Otra historia es cómo les fue en esas batallas, en tiempos tan diferentes a los actuales. Unos murieron peleando; otros fueron víctimas de conjuras y traiciones; otros terminaron en solitarias bancas en el Congreso, una evolución que le hizo mucho bien a la democracia pero poco rédito llevó a las huestes del sindicalismo. Y hasta un caso único en el mundo, como el de Ongaro, a quien todos recuerdan por la CGT de los Argentinos como ejemplo del sindicalismo combativo, pero de quien pocos tienen presente que sigue siendo el secretario general del sindicato gráfico; el caso de más antigua permanencia al frente de un gremio, superando a los más notorios Armando Cavalieri, Ramón Baldassini y Oscar Lescano.

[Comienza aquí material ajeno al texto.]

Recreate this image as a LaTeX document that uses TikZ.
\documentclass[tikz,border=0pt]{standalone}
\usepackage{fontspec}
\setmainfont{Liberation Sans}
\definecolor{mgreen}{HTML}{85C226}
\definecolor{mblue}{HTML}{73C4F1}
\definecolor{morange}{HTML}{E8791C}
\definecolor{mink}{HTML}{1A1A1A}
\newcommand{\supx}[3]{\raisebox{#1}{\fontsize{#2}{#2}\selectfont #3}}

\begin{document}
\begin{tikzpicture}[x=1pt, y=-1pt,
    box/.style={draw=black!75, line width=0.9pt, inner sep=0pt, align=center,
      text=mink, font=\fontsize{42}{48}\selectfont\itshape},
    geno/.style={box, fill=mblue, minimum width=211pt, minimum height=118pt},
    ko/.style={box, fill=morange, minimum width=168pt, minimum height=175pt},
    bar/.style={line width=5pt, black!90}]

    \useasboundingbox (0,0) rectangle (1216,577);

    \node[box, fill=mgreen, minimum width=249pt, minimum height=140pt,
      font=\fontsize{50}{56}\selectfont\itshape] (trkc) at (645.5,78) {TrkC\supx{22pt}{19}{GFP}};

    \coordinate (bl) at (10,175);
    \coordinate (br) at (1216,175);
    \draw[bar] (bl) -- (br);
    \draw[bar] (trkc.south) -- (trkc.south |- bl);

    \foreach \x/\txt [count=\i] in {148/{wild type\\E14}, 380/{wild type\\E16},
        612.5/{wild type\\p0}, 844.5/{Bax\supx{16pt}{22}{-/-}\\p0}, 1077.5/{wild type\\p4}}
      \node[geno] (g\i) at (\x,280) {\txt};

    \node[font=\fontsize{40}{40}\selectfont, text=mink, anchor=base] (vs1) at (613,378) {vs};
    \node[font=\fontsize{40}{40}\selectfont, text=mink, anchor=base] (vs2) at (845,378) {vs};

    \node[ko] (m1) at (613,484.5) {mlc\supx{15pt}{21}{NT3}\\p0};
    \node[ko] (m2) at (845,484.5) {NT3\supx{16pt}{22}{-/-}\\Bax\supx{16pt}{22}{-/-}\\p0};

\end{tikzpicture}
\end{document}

En ese andarivel se está moviendo con habilidad Moyano, apelando a las “viejas” banderas de la lucha sindical, rindiendo homenajes a la memoria de Ubaldini como un símbolo de la “resistencia” y el reclamo y evocando los tiempos del MTA hace veinte años, cuando se fraguó otra división en la CGT entre más cercanos y más distantes al Gobierno de Carlos Menem y sus reformas privatizadoras. Ni Moyano ni Caló quieren ser, por supuesto, ni el Ubaldini ni el Espejo de esta historia. Pero quien aspire a conducir la CGT debe tener siempre presente las lecciones del pasado. Una, en un gobierno peronista, ni muy desafiante ni muy obsecuente. Dos, para un sindicalista peronista, nada más difícil que tratar con un gobierno peronista. Tres, todos apelarán a la unidad pero tenderán a la división. Cuatro, todos se legitimarán confrontando pero también negociando. No es hasta aquí una pelea entre dos modelos. Como lo ha dicho Víctor Santa María, de los encargados de edificios, “hoy, la diferencia pasa por los estilos”.